Abstract
Permanent downhole gauge data provide us with reservoir information in space and time and aid in well and reservoir management. Interpretation of permanent downhole gauge data is a fairly new problem and several outstanding issues remain in this area.
This paper addresses some of the challenges in analyzing flow rate data and pressure data from permanent downhole gauges - development of improved algorithms for reliable and accurate identification of transient break points (to separate transients into relevant subsections), and investigating the impact of continuous downhole rate data in analyzing well tests.
We tested four different algorithms, one based on the stationary Harr wavelet transform method and others based on nonwavelet approaches such as Savitzky-Golay Smoothing Filters and a novel pattern recognition approach called the Segmentation Method. These four methods were developed for accurate and reliable identification of break points using both pressure and rate data.
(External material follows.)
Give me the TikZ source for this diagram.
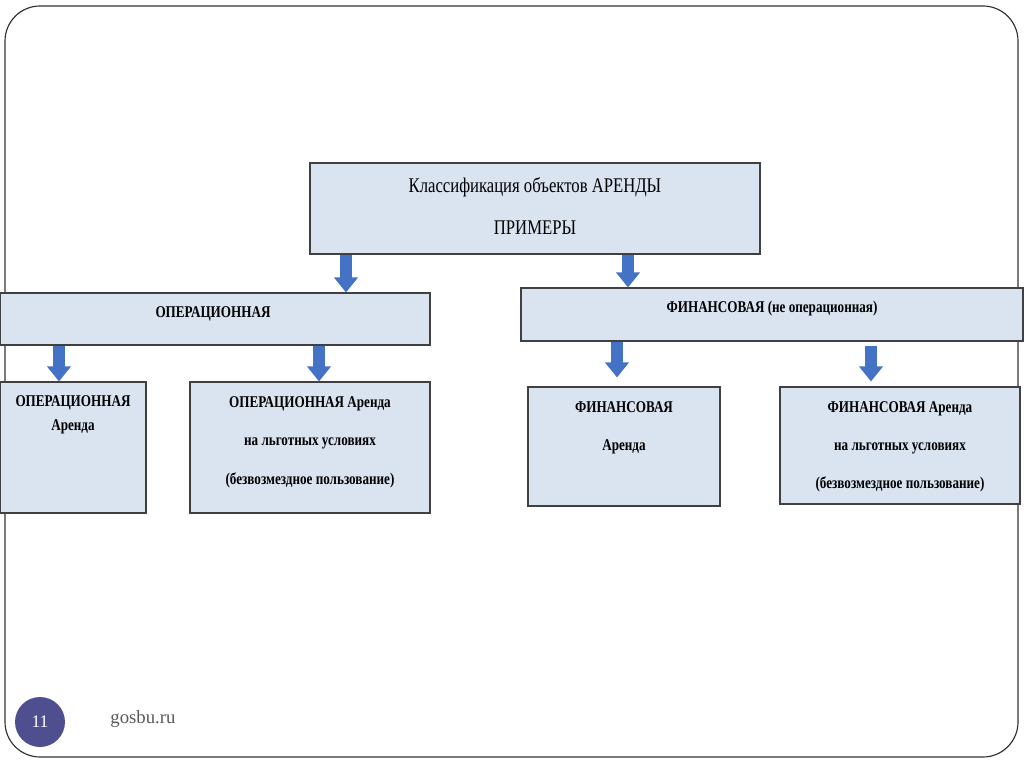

The new methods developed in this paper were applied to real field data and the results were compared to the spline wavelet-based approach. All the nonwavelet approaches showed significant improvement over the wavelet-based method in identifying the true break points and avoiding false break points, thus reducing manual editing of break points. Also, significant difference in the estimates of permeability and skin was observed by using continuous rate information instead of average rate data for interpreting transient pressure data.
These new algorithms find their application in the interpretation of permanent downhole gauge data using conventional well test interpretation methods, to obtain dynamic information about changes in properties of the well and reservoir. The use of continuous downhole rate data can have significant advantage in well test interpretation.